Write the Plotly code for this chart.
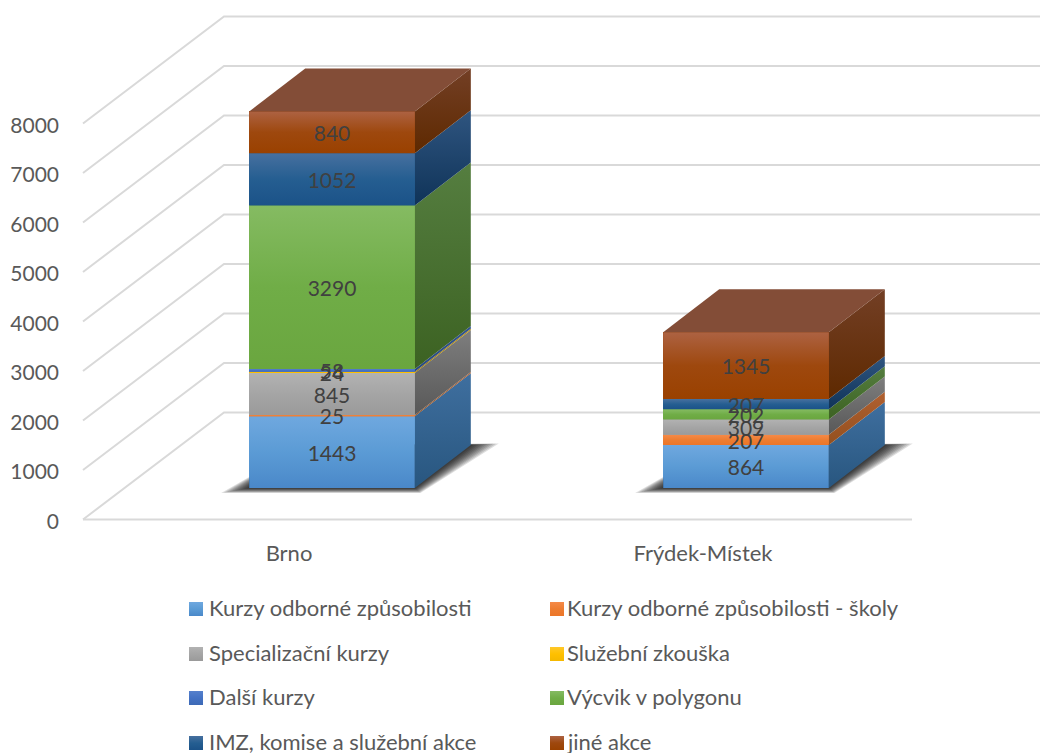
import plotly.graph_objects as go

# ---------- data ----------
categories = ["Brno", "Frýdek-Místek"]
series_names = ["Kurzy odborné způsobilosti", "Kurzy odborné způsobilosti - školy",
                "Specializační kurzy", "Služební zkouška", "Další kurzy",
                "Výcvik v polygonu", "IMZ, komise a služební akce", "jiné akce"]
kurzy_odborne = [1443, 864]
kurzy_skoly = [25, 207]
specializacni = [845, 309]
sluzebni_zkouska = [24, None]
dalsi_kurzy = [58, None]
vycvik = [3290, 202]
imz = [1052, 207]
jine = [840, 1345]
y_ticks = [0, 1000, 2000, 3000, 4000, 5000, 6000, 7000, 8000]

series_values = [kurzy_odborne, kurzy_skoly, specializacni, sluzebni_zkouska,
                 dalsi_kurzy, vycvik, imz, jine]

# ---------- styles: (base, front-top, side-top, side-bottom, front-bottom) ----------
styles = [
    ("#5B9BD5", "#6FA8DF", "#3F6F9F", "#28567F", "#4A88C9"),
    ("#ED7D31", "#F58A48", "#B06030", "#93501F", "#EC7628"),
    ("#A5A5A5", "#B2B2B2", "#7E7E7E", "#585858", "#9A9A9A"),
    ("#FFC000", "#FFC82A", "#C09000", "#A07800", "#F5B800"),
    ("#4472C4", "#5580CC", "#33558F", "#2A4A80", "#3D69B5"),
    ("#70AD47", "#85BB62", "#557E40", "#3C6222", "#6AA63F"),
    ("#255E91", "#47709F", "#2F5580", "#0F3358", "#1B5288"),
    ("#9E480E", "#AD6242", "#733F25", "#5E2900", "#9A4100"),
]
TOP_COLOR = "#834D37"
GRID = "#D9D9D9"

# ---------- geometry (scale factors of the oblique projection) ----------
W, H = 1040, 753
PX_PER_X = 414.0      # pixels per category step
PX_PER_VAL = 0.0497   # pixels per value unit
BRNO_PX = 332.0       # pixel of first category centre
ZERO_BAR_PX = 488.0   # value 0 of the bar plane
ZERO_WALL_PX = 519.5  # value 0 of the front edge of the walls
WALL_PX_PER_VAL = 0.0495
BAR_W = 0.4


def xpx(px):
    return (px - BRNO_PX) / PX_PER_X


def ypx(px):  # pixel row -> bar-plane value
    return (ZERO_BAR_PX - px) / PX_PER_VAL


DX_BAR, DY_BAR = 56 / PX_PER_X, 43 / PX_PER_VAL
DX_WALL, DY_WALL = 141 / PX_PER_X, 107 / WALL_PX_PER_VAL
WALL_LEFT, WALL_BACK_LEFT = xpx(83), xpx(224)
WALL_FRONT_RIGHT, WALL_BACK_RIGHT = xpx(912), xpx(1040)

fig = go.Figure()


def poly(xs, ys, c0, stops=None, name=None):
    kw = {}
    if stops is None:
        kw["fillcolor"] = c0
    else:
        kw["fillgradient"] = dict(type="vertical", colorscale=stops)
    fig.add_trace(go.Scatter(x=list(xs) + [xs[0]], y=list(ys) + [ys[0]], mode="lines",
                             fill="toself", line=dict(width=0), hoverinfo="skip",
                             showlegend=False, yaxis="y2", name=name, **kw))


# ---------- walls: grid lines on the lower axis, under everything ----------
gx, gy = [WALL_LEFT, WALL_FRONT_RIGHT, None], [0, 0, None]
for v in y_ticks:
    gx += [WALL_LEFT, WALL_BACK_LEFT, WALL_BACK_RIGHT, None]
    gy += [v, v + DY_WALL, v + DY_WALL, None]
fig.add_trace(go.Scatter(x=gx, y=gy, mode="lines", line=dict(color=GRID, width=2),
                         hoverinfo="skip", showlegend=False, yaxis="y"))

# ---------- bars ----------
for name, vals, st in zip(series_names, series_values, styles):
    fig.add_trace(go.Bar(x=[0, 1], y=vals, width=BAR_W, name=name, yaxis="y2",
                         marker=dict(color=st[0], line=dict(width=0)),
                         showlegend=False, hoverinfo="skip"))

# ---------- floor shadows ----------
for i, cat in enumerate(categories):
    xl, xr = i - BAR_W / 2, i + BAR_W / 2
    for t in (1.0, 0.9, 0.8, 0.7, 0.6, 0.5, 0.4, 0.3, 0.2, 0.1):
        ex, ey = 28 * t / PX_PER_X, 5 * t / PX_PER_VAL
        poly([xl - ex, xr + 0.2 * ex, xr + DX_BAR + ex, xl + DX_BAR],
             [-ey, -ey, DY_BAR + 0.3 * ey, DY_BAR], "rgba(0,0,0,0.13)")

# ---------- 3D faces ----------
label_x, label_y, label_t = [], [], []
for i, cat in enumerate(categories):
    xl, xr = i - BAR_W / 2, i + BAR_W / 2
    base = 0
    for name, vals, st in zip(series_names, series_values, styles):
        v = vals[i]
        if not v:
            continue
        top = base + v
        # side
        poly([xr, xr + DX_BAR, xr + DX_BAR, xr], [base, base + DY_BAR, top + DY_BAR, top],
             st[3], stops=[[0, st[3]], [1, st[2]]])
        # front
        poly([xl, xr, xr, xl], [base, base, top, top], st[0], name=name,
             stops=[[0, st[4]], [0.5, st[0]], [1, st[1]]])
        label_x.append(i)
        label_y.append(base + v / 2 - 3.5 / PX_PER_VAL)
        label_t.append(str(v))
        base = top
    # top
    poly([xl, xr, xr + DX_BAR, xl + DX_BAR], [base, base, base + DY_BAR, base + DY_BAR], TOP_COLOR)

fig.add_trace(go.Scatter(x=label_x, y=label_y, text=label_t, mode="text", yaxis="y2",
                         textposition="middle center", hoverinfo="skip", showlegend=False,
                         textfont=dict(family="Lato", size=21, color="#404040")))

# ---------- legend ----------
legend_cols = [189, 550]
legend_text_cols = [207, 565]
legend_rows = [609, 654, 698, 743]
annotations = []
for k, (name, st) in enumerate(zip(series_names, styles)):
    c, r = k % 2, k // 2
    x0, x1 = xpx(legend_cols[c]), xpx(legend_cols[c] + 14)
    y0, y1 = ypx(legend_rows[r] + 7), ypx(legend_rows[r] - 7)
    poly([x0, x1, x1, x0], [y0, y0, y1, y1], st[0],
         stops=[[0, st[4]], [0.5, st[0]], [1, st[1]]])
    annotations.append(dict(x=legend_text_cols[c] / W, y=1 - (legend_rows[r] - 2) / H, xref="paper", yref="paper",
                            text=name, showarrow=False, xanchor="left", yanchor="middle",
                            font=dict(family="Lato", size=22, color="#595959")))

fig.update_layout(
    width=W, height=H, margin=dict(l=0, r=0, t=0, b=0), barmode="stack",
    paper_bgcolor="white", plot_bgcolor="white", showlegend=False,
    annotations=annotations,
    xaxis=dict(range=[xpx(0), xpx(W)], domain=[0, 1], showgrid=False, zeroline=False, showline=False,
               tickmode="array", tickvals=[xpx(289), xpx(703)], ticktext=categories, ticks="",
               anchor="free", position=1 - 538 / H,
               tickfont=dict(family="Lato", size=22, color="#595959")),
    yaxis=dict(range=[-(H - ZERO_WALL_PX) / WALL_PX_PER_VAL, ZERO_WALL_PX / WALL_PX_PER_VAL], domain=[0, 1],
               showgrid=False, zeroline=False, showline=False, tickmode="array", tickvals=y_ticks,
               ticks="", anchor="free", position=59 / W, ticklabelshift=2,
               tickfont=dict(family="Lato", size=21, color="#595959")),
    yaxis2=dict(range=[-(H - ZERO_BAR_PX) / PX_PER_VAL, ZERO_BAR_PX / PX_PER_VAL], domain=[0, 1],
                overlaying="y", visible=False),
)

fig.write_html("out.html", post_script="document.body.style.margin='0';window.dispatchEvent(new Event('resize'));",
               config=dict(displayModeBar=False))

*Stated problem*. Repeat the lines above exactly, and keep every picture out.

*Response*.
Write the Plotly code for this chart.
import plotly.graph_objects as go

# ---------- data ----------
categories = ["Brno", "Frýdek-Místek"]
series_names = ["Kurzy odborné způsobilosti", "Kurzy odborné způsobilosti - školy",
                "Specializační kurzy", "Služební zkouška", "Další kurzy",
                "Výcvik v polygonu", "IMZ, komise a služební akce", "jiné akce"]
kurzy_odborne = [1443, 864]
kurzy_skoly = [25, 207]
specializacni = [845, 309]
sluzebni_zkouska = [24, None]
dalsi_kurzy = [58, None]
vycvik = [3290, 202]
imz = [1052, 207]
jine = [840, 1345]
y_ticks = [0, 1000, 2000, 3000, 4000, 5000, 6000, 7000, 8000]

series_values = [kurzy_odborne, kurzy_skoly, specializacni, sluzebni_zkouska,
                 dalsi_kurzy, vycvik, imz, jine]

# ---------- styles: (base, front-top, side-top, side-bottom, front-bottom) ----------
styles = [
    ("#5B9BD5", "#6FA8DF", "#3F6F9F", "#28567F", "#4A88C9"),
    ("#ED7D31", "#F58A48", "#B06030", "#93501F", "#EC7628"),
    ("#A5A5A5", "#B2B2B2", "#7E7E7E", "#585858", "#9A9A9A"),
    ("#FFC000", "#FFC82A", "#C09000", "#A07800", "#F5B800"),
    ("#4472C4", "#5580CC", "#33558F", "#2A4A80", "#3D69B5"),
    ("#70AD47", "#85BB62", "#557E40", "#3C6222", "#6AA63F"),
    ("#255E91", "#47709F", "#2F5580", "#0F3358", "#1B5288"),
    ("#9E480E", "#AD6242", "#733F25", "#5E2900", "#9A4100"),
]
TOP_COLOR = "#834D37"
GRID = "#D9D9D9"

# ---------- geometry (scale factors of the oblique projection) ----------
W, H = 1040, 753
PX_PER_X = 414.0      # pixels per category step
PX_PER_VAL = 0.0497   # pixels per value unit
BRNO_PX = 332.0       # pixel of first category centre
ZERO_BAR_PX = 488.0   # value 0 of the bar plane
ZERO_WALL_PX = 519.5  # value 0 of the front edge of the walls
WALL_PX_PER_VAL = 0.0495
BAR_W = 0.4


def xpx(px):
    return (px - BRNO_PX) / PX_PER_X


def ypx(px):  # pixel row -> bar-plane value
    return (ZERO_BAR_PX - px) / PX_PER_VAL


DX_BAR, DY_BAR = 56 / PX_PER_X, 43 / PX_PER_VAL
DX_WALL, DY_WALL = 141 / PX_PER_X, 107 / WALL_PX_PER_VAL
WALL_LEFT, WALL_BACK_LEFT = xpx(83), xpx(224)
WALL_FRONT_RIGHT, WALL_BACK_RIGHT = xpx(912), xpx(1040)

fig = go.Figure()


def poly(xs, ys, c0, stops=None, name=None):
    kw = {}
    if stops is None:
        kw["fillcolor"] = c0
    else:
        kw["fillgradient"] = dict(type="vertical", colorscale=stops)
    fig.add_trace(go.Scatter(x=list(xs) + [xs[0]], y=list(ys) + [ys[0]], mode="lines",
                             fill="toself", line=dict(width=0), hoverinfo="skip",
                             showlegend=False, yaxis="y2", name=name, **kw))


# ---------- walls: grid lines on the lower axis, under everything ----------
gx, gy = [WALL_LEFT, WALL_FRONT_RIGHT, None], [0, 0, None]
for v in y_ticks:
    gx += [WALL_LEFT, WALL_BACK_LEFT, WALL_BACK_RIGHT, None]
    gy += [v, v + DY_WALL, v + DY_WALL, None]
fig.add_trace(go.Scatter(x=gx, y=gy, mode="lines", line=dict(color=GRID, width=2),
                         hoverinfo="skip", showlegend=False, yaxis="y"))

# ---------- bars ----------
for name, vals, st in zip(series_names, series_values, styles):
    fig.add_trace(go.Bar(x=[0, 1], y=vals, width=BAR_W, name=name, yaxis="y2",
                         marker=dict(color=st[0], line=dict(width=0)),
                         showlegend=False, hoverinfo="skip"))

# ---------- floor shadows ----------
for i, cat in enumerate(categories):
    xl, xr = i - BAR_W / 2, i + BAR_W / 2
    for t in (1.0, 0.9, 0.8, 0.7, 0.6, 0.5, 0.4, 0.3, 0.2, 0.1):
        ex, ey = 28 * t / PX_PER_X, 5 * t / PX_PER_VAL
        poly([xl - ex, xr + 0.2 * ex, xr + DX_BAR + ex, xl + DX_BAR],
             [-ey, -ey, DY_BAR + 0.3 * ey, DY_BAR], "rgba(0,0,0,0.13)")

# ---------- 3D faces ----------
label_x, label_y, label_t = [], [], []
for i, cat in enumerate(categories):
    xl, xr = i - BAR_W / 2, i + BAR_W / 2
    base = 0
    for name, vals, st in zip(series_names, series_values, styles):
        v = vals[i]
        if not v:
            continue
        top = base + v
        # side
        poly([xr, xr + DX_BAR, xr + DX_BAR, xr], [base, base + DY_BAR, top + DY_BAR, top],
             st[3], stops=[[0, st[3]], [1, st[2]]])
        # front
        poly([xl, xr, xr, xl], [base, base, top, top], st[0], name=name,
             stops=[[0, st[4]], [0.5, st[0]], [1, st[1]]])
        label_x.append(i)
        label_y.append(base + v / 2 - 3.5 / PX_PER_VAL)
        label_t.append(str(v))
        base = top
    # top
    poly([xl, xr, xr + DX_BAR, xl + DX_BAR], [base, base, base + DY_BAR, base + DY_BAR], TOP_COLOR)

fig.add_trace(go.Scatter(x=label_x, y=label_y, text=label_t, mode="text", yaxis="y2",
                         textposition="middle center", hoverinfo="skip", showlegend=False,
                         textfont=dict(family="Lato", size=21, color="#404040")))

# ---------- legend ----------
legend_cols = [189, 550]
legend_text_cols = [207, 565]
legend_rows = [609, 654, 698, 743]
annotations = []
for k, (name, st) in enumerate(zip(series_names, styles)):
    c, r = k % 2, k // 2
    x0, x1 = xpx(legend_cols[c]), xpx(legend_cols[c] + 14)
    y0, y1 = ypx(legend_rows[r] + 7), ypx(legend_rows[r] - 7)
    poly([x0, x1, x1, x0], [y0, y0, y1, y1], st[0],
         stops=[[0, st[4]], [0.5, st[0]], [1, st[1]]])
    annotations.append(dict(x=legend_text_cols[c] / W, y=1 - (legend_rows[r] - 2) / H, xref="paper", yref="paper",
                            text=name, showarrow=False, xanchor="left", yanchor="middle",
                            font=dict(family="Lato", size=22, color="#595959")))

fig.update_layout(
    width=W, height=H, margin=dict(l=0, r=0, t=0, b=0), barmode="stack",
    paper_bgcolor="white", plot_bgcolor="white", showlegend=False,
    annotations=annotations,
    xaxis=dict(range=[xpx(0), xpx(W)], domain=[0, 1], showgrid=False, zeroline=False, showline=False,
               tickmode="array", tickvals=[xpx(289), xpx(703)], ticktext=categories, ticks="",
               anchor="free", position=1 - 538 / H,
               tickfont=dict(family="Lato", size=22, color="#595959")),
    yaxis=dict(range=[-(H - ZERO_WALL_PX) / WALL_PX_PER_VAL, ZERO_WALL_PX / WALL_PX_PER_VAL], domain=[0, 1],
               showgrid=False, zeroline=False, showline=False, tickmode="array", tickvals=y_ticks,
               ticks="", anchor="free", position=59 / W, ticklabelshift=2,
               tickfont=dict(family="Lato", size=21, color="#595959")),
    yaxis2=dict(range=[-(H - ZERO_BAR_PX) / PX_PER_VAL, ZERO_BAR_PX / PX_PER_VAL], domain=[0, 1],
                overlaying="y", visible=False),
)

fig.write_html("out.html", post_script="document.body.style.margin='0';window.dispatchEvent(new Event('resize'));",
               config=dict(displayModeBar=False))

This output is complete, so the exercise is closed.